WESTCHESTER COUNTY, N.Y. — Migrating birds have no way to hide from the kinds of storms we have seen recently — the ones that knock out power lines and make human transportation treacherous. They have defenses but are at risk of being blown thousands of miles off course.
Birds that travel over land have the best choices. They can hunker down in a tree or other suitable habitat and wait out a storm or take their chances riding the wind. A rufous hummingbird, a hardy flyer that should be migrating down the Pacific Coast, was spotted recently on the Connecticut coast — storm-driven 2,000 miles in the wrong direction. It must find its way back to its proper winter home in Mexico.
Even more amazing is the survival of birds that migrate long distances over open water. For example, take the red knot, a shorebird weighing in at 172 grams. It spends two weeks bulking up with calorie-intensive shellfish on the shores of southeastern Canada and then heads directly out over the open Atlantic Ocean. If all goes well, it will fly 3,700 miles nonstop to its first stopover point, the shores of Brazil — a trip that normally takes four to five days. But it flies in the peak of the hurricane season. It often has to navigate multiple tropical storm fronts in its way.
Scientists are gathering fascinating information on how that happens by attaching satellite-tracking devices to larger shorebirds, such as whimbrels. This fall, one whimbrel left Canada for Brazil only to hit a hurricane in the Caribbean. It flew directly into the storm, dropping down to 15 mph. Then it turned east, coming within 700 miles of the Cape Verde islands — closer to Africa than the Americas. There, it found the tailwind of the storm and was shot straight back to the coast of Guyana at an average speed of 90 mph.

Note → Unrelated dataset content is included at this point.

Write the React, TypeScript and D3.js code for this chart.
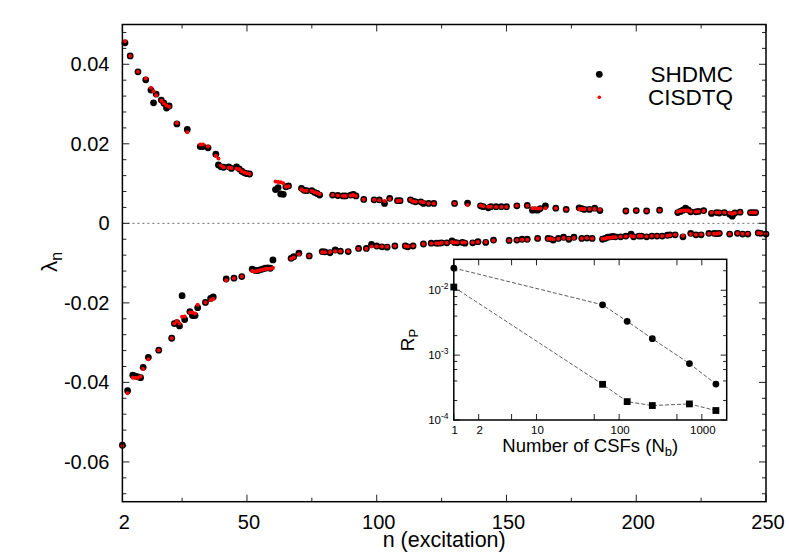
import React from 'react';
import * as d3 from 'd3';

// ---- main panel data (n, eigenvalue) ----
const upperN = [3,5,8,11,13,14,15,17,18,19,20,23,27,32,33,35,38,39,40,41,43,44,46,47,48,49,50,51,61,62,63,64,65,66,71,72,73,75,76,77,78,83,85,87,88,90,91,92,95,99,101,103,105,108,109,113,114,115,117,118,120,122,130,135,140,141,143,144,146,148,150,154,158,160,161,162,163,165,169,173,178,179,180,182,184,186,196,200,204,209,216,217,218,219,220,221,223,224,226,229,231,232,234,236,237,238,240,244,245,246];
const upperSHDMC = [0.0454,0.0421,0.0381,0.0361,0.0335,0.0303,0.0325,0.0310,0.0302,0.0290,0.0295,0.0250,0.0236,0.0193,0.0193,0.0190,0.0174,0.0147,0.0142,0.0141,0.0142,0.0138,0.0142,0.0137,0.0131,0.0127,0.0125,0.0124,0.0085,0.0090,0.0074,0.0073,0.0092,0.0094,0.0088,0.0083,0.0082,0.0082,0.0078,0.0075,0.0071,0.0071,0.0070,0.0069,0.0069,0.0071,0.0073,0.0069,0.0060,0.0059,0.0059,0.0050,0.0063,0.0057,0.0057,0.0059,0.0056,0.0054,0.0054,0.0050,0.0050,0.0050,0.0050,0.0051,0.0044,0.0042,0.0039,0.0042,0.0042,0.0042,0.0042,0.0044,0.0045,0.0033,0.0034,0.0033,0.0037,0.0044,0.0038,0.0035,0.0039,0.0037,0.0035,0.0035,0.0038,0.0032,0.0031,0.0032,0.0031,0.0033,0.0027,0.0030,0.0033,0.0038,0.0034,0.0029,0.0029,0.0030,0.0032,0.0025,0.0027,0.0026,0.0027,0.0023,0.0018,0.0026,0.0028,0.0027,0.0027,0.0027];
const upperCISDTQ = [0.0458,0.0421,0.0381,0.0364,0.0341,0.0332,0.0322,0.0308,0.0302,0.0296,0.0293,0.0252,0.0229,0.0198,0.0198,0.0193,0.0170,0.0163,0.0145,0.0141,0.0140,0.0139,0.0137,0.0136,0.0131,0.0128,0.0126,0.0124,0.0105,0.0104,0.0103,0.0101,0.0092,0.0093,0.0086,0.0082,0.0082,0.0081,0.0078,0.0076,0.0074,0.0071,0.0070,0.0069,0.0069,0.0070,0.0071,0.0069,0.0060,0.0059,0.0058,0.0056,0.0061,0.0056,0.0057,0.0059,0.0055,0.0054,0.0054,0.0053,0.0050,0.0050,0.0050,0.0046,0.0045,0.0043,0.0042,0.0042,0.0041,0.0041,0.0041,0.0044,0.0044,0.0038,0.0038,0.0037,0.0037,0.0038,0.0038,0.0035,0.0036,0.0036,0.0036,0.0036,0.0036,0.0034,0.0031,0.0032,0.0031,0.0033,0.0029,0.0031,0.0032,0.0032,0.0032,0.0030,0.0029,0.0030,0.0031,0.0027,0.0027,0.0027,0.0027,0.0026,0.0024,0.0026,0.0028,0.0027,0.0027,0.0027];

const lowerN = [2,4,6,7,8,9,10,12,16,21,22,23,24,25,26,28,29,30,31,34,36,37,42,45,48,52,53,54,55,56,57,58,59,60,67,68,70,74,79,80,82,84,86,89,93,96,98,100,102,104,107,111,112,114,118,121,123,124,125,127,129,130,131,133,134,137,139,142,145,151,154,156,158,162,166,167,168,170,172,174,176,179,181,183,187,188,189,190,191,192,194,196,198,199,201,202,204,206,208,210,212,213,215,218,221,223,225,228,230,231,232,236,239,241,243,247,248,250];
const lowerSHDMC = [-0.0558,-0.0421,-0.0382,-0.0384,-0.0386,-0.0388,-0.0362,-0.0337,-0.0319,-0.0289,-0.0252,-0.0250,-0.0258,-0.0182,-0.0242,-0.0222,-0.0232,-0.0232,-0.0212,-0.0199,-0.0189,-0.0185,-0.0140,-0.0138,-0.0134,-0.0115,-0.0118,-0.0119,-0.0117,-0.0115,-0.0113,-0.0112,-0.0113,-0.0092,-0.0088,-0.0084,-0.0075,-0.0082,-0.0071,-0.0072,-0.0074,-0.0067,-0.0070,-0.0071,-0.0063,-0.0063,-0.0053,-0.0057,-0.0059,-0.0060,-0.0057,-0.0057,-0.0059,-0.0057,-0.0052,-0.0050,-0.0050,-0.0050,-0.0049,-0.0049,-0.0044,-0.0048,-0.0049,-0.0048,-0.0050,-0.0049,-0.0046,-0.0048,-0.0042,-0.0043,-0.0042,-0.0040,-0.0040,-0.0038,-0.0038,-0.0039,-0.0042,-0.0038,-0.0035,-0.0040,-0.0035,-0.0038,-0.0037,-0.0038,-0.0040,-0.0038,-0.0035,-0.0034,-0.0033,-0.0034,-0.0034,-0.0032,-0.0027,-0.0034,-0.0032,-0.0032,-0.0034,-0.0032,-0.0032,-0.0032,-0.0030,-0.0029,-0.0029,-0.0034,-0.0025,-0.0029,-0.0029,-0.0025,-0.0025,-0.0026,-0.0025,-0.0027,-0.0025,-0.0027,-0.0027,-0.0024,-0.0025,-0.0027];
const lowerCISDTQ = [-0.0560,-0.0427,-0.0388,-0.0388,-0.0388,-0.0385,-0.0366,-0.0342,-0.0319,-0.0289,-0.0252,-0.0246,-0.0252,-0.0235,-0.0234,-0.0224,-0.0224,-0.0227,-0.0205,-0.0199,-0.0193,-0.0190,-0.0143,-0.0138,-0.0134,-0.0120,-0.0121,-0.0120,-0.0118,-0.0117,-0.0115,-0.0114,-0.0114,-0.0112,-0.0089,-0.0086,-0.0078,-0.0082,-0.0073,-0.0073,-0.0072,-0.0070,-0.0070,-0.0070,-0.0064,-0.0064,-0.0058,-0.0058,-0.0058,-0.0059,-0.0057,-0.0057,-0.0058,-0.0057,-0.0052,-0.0051,-0.0050,-0.0051,-0.0049,-0.0049,-0.0047,-0.0048,-0.0048,-0.0048,-0.0048,-0.0048,-0.0047,-0.0047,-0.0043,-0.0043,-0.0042,-0.0041,-0.0041,-0.0038,-0.0039,-0.0039,-0.0040,-0.0039,-0.0037,-0.0039,-0.0037,-0.0038,-0.0037,-0.0038,-0.0039,-0.0038,-0.0036,-0.0036,-0.0035,-0.0035,-0.0034,-0.0033,-0.0032,-0.0033,-0.0032,-0.0032,-0.0033,-0.0032,-0.0032,-0.0032,-0.0031,-0.0030,-0.0029,-0.0031,-0.0027,-0.0029,-0.0028,-0.0026,-0.0026,-0.0026,-0.0025,-0.0027,-0.0025,-0.0026,-0.0026,-0.0024,-0.0025,-0.0026];

const xTickLabels = [2, 50, 100, 150, 200, 250];
const xMinorTicks = [25, 75, 125, 175, 225];
const yTickLabels = [0.04, 0.02, 0, -0.02, -0.04, -0.06];
const legendNames = ['SHDMC', 'CISDTQ'];

// ---- inset data ----
const insetN = [1, 63, 125, 252, 708, 1480];
const insetCircles = [0.022, 0.00597, 0.00332, 0.00179, 0.00074, 0.000358];
const insetSquares = [0.0112, 0.000355, 0.000192, 0.000167, 0.000177, 0.00014];
const insetXTickLabels = [1, 2, 10, 100, 1000];
const insetXMinor = [5, 50, 500];
const insetYTickExp = [-2, -3, -4];
const insetYMinor = [2e-4, 4e-4, 6e-4, 8e-4, 2e-3, 4e-3, 6e-3, 8e-3, 2e-2];

const FONT = '"Liberation Sans", Arial, Helvetica, sans-serif';

export default function App() {
  const L = 122.4, R = 766, T = 24.5, B = 501.7;
  const x = d3.scaleLinear().domain([2, 250]).range([L, R]);
  const y = d3.scaleLinear().domain([-0.07, 0.05]).range([B, T]);
  const yMinor = d3.range(-0.068, 0.0501, 0.004).filter(v => Math.abs(Math.round(v / 0.02) * 0.02 - v) > 1e-6);

  const iL = 453.8, iR = 726.7, iT = 259.3, iB = 420;
  const xi = d3.scaleLog().domain([1, 2000]).range([iL, iR]);
  const yi = d3.scaleLog().domain([1e-4, 0.03]).range([iB, iT]);
  const lineGen = d3.line<[number, number]>().x(d => xi(d[0])).y(d => yi(d[1]));
  const circPts = insetN.map((n, i) => [n, insetCircles[i]] as [number, number]);
  const sqPts = insetN.map((n, i) => [n, insetSquares[i]] as [number, number]);

  const maj = 7, mnr = 4;
  const imaj = 6, imnr = 3.5;

  return (
    <svg width={789} height={552} style={{ position: 'absolute', left: 0, top: 0, background: '#fff' }} fontFamily={FONT}>
      <rect x={0} y={0} width={789} height={552} fill="#fff" />
      {/* zero line */}
      <line x1={L} x2={R} y1={y(0)} y2={y(0)} stroke="#444" strokeWidth={0.8} strokeDasharray="2,3" />

      {/* ticks main */}
      <g stroke="#222" strokeWidth={1}>
        {yTickLabels.map(v => (
          <g key={'yt' + v}>
            <line x1={L} x2={L + maj} y1={y(v)} y2={y(v)} />
            <line x1={R} x2={R - maj} y1={y(v)} y2={y(v)} />
          </g>
        ))}
        {yMinor.map(v => (
          <g key={'ym' + v}>
            <line x1={L} x2={L + mnr} y1={y(v)} y2={y(v)} />
            <line x1={R} x2={R - mnr} y1={y(v)} y2={y(v)} />
          </g>
        ))}
        {xTickLabels.map(v => (
          <g key={'xt' + v}>
            <line x1={x(v)} x2={x(v)} y1={B} y2={B - maj} />
            <line x1={x(v)} x2={x(v)} y1={T} y2={T + maj} />
          </g>
        ))}
        {xMinorTicks.map(v => (
          <g key={'xm' + v}>
            <line x1={x(v)} x2={x(v)} y1={B} y2={B - mnr} />
            <line x1={x(v)} x2={x(v)} y1={T} y2={T + mnr} />
          </g>
        ))}
      </g>

      {/* data: black SHDMC */}
      <g fill="#000">
        {upperN.map((n, i) => <circle key={'ub' + i} cx={x(n)} cy={y(upperSHDMC[i])} r={3.4} />)}
        {lowerN.map((n, i) => <circle key={'lb' + i} cx={x(n)} cy={y(lowerSHDMC[i])} r={3.4} />)}
      </g>
      <g fill="#ff0000">
        {upperN.map((n, i) => <circle key={'ur' + i} cx={x(n)} cy={y(upperCISDTQ[i])} r={2} />)}
        {lowerN.map((n, i) => <circle key={'lr' + i} cx={x(n)} cy={y(lowerCISDTQ[i])} r={2} />)}
      </g>

      {/* frame */}
      <rect x={L} y={T} width={R - L} height={B - T} fill="none" stroke="#000" strokeWidth={1.5} />

      {/* tick labels */}
      <g fontSize={20} fill="#000">
        {yTickLabels.map(v => (
          <text key={'yl' + v} x={109.5} y={y(v)} dy="0.35em" textAnchor="end">{v === 0 ? '0' : String(v)}</text>
        ))}
        {xTickLabels.map(v => (
          <text key={'xl' + v} x={x(v) + 2} y={529} textAnchor="middle">{String(v)}</text>
        ))}
      </g>
      <text x={(L + R) / 2} y={547} textAnchor="middle" fontSize={21.5}>n (excitation)</text>
      <text transform={`translate(57,262) rotate(-90)`} textAnchor="middle" fontSize={22.5}>
        λ<tspan fontSize={16} dy={5}>n</tspan>
      </text>

      {/* legend */}
      <circle cx={599.3} cy={74.3} r={3.4} fill="#000" />
      <text x={733} y={81.5} textAnchor="end" fontSize={22.5}>{legendNames[0]}</text>
      <circle cx={599.3} cy={97.3} r={1.8} fill="#ff0000" />
      <text x={733} y={104.5} textAnchor="end" fontSize={22.5}>{legendNames[1]}</text>

      {/* inset */}
      <rect x={iL} y={iT} width={iR - iL} height={iB - iT} fill="#fff" stroke="none" />
      <g stroke="#222" strokeWidth={1}>
        {insetXTickLabels.map(v => (
          <g key={'ixt' + v}>
            <line x1={xi(v)} x2={xi(v)} y1={iB} y2={iB - imaj} />
            <line x1={xi(v)} x2={xi(v)} y1={iT} y2={iT + imaj} />
          </g>
        ))}
        {insetXMinor.map(v => (
          <g key={'ixm' + v}>
            <line x1={xi(v)} x2={xi(v)} y1={iB} y2={iB - imaj} />
            <line x1={xi(v)} x2={xi(v)} y1={iT} y2={iT + imaj} />
          </g>
        ))}
        {insetYTickExp.map(e => (
          <g key={'iyt' + e}>
            <line x1={iL} x2={iL + imaj} y1={yi(Math.pow(10, e))} y2={yi(Math.pow(10, e))} />
            <line x1={iR} x2={iR - imaj} y1={yi(Math.pow(10, e))} y2={yi(Math.pow(10, e))} />
          </g>
        ))}
        {insetYMinor.map(v => (
          <g key={'iym' + v}>
            <line x1={iL} x2={iL + imnr} y1={yi(v)} y2={yi(v)} />
            <line x1={iR} x2={iR - imnr} y1={yi(v)} y2={yi(v)} />
          </g>
        ))}
      </g>
      <path d={lineGen(circPts) || ''} fill="none" stroke="#333" strokeWidth={0.8} strokeDasharray="4,2" />
      <path d={lineGen(sqPts) || ''} fill="none" stroke="#333" strokeWidth={0.8} strokeDasharray="4,2" />
      {circPts.map((p, i) => <circle key={'ic' + i} cx={xi(p[0])} cy={yi(p[1])} r={3.4} fill="#000" />)}
      {sqPts.map((p, i) => <rect key={'is' + i} x={xi(p[0]) - 3.4} y={yi(p[1]) - 3.4} width={6.8} height={6.8} fill="#000" />)}
      <rect x={iL} y={iT} width={iR - iL} height={iB - iT} fill="none" stroke="#000" strokeWidth={1.5} />
      <g fontSize={11.5} fill="#000">
        {insetXTickLabels.map(v => (
          <text key={'ixl' + v} x={xi(v) + 1} y={434} textAnchor="middle">{String(v)}</text>
        ))}
        {insetYTickExp.map(e => (
          <text key={'iyl' + e} x={448.5} y={yi(Math.pow(10, e)) + 4} textAnchor="end">
            10<tspan fontSize={8.5} dy={-5}>{String(e)}</tspan>
          </text>
        ))}
      </g>
      <text x={(iL + iR) / 2} y={451.5} textAnchor="middle" fontSize={18.5}>
        Number of CSFs (N<tspan fontSize={13} dy={4}>b</tspan><tspan dy={-4}>)</tspan>
      </text>
      <text transform={`translate(414,340) rotate(-90)`} textAnchor="middle" fontSize={19}>
        R<tspan fontSize={13} dy={4}>P</tspan>
      </text>
    </svg>
  );
}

Scientific advances are just now making it possible for us to fully understand the incredible evolutionary process that allows birds to fly for days without food or water, as well as the navigational expertise that helps them stay on track, returning to exactly the same places each year.
Unfortunately, many of these shorebird species are threatened and in danger of extinction – not from storms or other natural hazards, but from human actions. We’re overharvesting their food sources, such as horseshoe crabs, and overdeveloping key beach habitat that they depend upon as they migrate.
It would be a shame if, after fewer than 300 years of interaction, we cause the extinction of species such as the whimbrel and red knot. Over centuries, they have learned to adapt to all hazards in their annual 14,000-mile migratory round trip except one: human beings.